Hi guys, any update on this? Has anyone been able to reliably use VRAM as swap?

bisqwit commented 2 years ago

It only works if the following two conditions are met: 1) The GPU driver code/data is never put in swap 2) The vramfs driver code/data is never put in swap. If you somehow can guarantee these aspects, then using VRAM as swap will work.

montvid commented 2 years ago

Did not work for me the one time I tried it. Seems the project is abandoned...

wonghang commented 2 years ago

fuse should be able not to swap itself. But I attempted to add mlockall() in vramfs code, it didn't work either. It appears that GPU driver (nvidia) and CUDA libraries was swapped.
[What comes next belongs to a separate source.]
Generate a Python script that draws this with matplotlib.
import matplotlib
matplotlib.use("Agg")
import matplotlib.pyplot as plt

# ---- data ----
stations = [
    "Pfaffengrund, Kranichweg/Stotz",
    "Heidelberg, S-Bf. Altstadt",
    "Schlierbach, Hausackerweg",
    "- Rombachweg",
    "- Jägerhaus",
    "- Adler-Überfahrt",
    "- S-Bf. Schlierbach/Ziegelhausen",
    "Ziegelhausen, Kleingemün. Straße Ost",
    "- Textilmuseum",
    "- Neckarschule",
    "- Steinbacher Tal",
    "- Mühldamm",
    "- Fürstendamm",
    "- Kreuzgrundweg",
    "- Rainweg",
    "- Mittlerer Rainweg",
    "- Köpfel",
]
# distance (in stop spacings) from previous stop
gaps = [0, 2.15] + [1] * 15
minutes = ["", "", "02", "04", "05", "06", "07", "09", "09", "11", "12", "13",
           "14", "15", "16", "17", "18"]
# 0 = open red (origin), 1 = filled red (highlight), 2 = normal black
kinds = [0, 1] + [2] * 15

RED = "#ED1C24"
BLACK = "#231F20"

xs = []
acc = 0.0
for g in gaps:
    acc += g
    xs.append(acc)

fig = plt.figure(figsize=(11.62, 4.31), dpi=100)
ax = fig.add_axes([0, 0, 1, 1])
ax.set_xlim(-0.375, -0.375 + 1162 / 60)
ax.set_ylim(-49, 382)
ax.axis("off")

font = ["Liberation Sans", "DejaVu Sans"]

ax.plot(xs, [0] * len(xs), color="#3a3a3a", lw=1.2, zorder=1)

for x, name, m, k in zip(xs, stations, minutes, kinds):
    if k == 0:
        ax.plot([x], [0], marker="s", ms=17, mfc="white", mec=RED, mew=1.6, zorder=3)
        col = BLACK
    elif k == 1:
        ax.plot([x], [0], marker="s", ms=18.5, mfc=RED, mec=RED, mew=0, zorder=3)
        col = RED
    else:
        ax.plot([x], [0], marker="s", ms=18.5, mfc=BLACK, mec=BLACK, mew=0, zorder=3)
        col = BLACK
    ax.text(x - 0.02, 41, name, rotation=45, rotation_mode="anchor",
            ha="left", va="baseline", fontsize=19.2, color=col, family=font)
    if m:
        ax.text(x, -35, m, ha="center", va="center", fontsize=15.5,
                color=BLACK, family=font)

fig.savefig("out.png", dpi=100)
In nvidia driver, there are some undocumented functions (prefix by rm_, run cat /proc/kallsyms | grep nvidia to see) to access GPU memory. I think they are parts of GPUDirect RDMA (https://docs.nvidia.com/cuda/gpudirect-rdma/index.html). If we can somehow hack them and write a kernel driver to handle the paging, it may be possible to use GPU as swap.

Atrate commented 2 years ago

It is possible to achieve this, see https://wiki.archlinux.org/title/Swap_on_video_RAM , section FUSE.

The vramfs driver code/data is never put in swap.

This can be achieved with https://wiki.archlinux.org/title/Swap_on_video_RAM#Complete_system_freeze_under_high_memory_pressure

I tested it under high memory pressure (stress -m 10 --vm-bytes 3G --vm-hang 10 on a 32G system) and it didn't fall over, but only after applying the aforementioned fix.

bisqwit commented 2 years ago

This looks like a proper solution indeed.

Atrate commented 2 years ago

I've tried implementing mlockall. If you want to, you can test whether it works for you and fixes deadlocks without needing to use a systemd service.

https://github.com/Overv/vramfs/pull/32

twobombs commented 1 year ago

I would like to add to this discussion that the addition of vramfs as a block device would help using vramfs as a dedicated L2ARC ZFS buffer.

We are using very big dedicated nvme swap raid arrays for quantum computing and need something that is faster then 8-16 NVME sticks in RAID to collect the IO in a buffer that is not in main memory.

We make use of a lot of (virtual) memory so an L2ARC buffer in vram would be awesome; the GPUs would get a new lease on life because we went to CPU only calculation because of huge memory requirements to store the eigen vector (think 8/16TB)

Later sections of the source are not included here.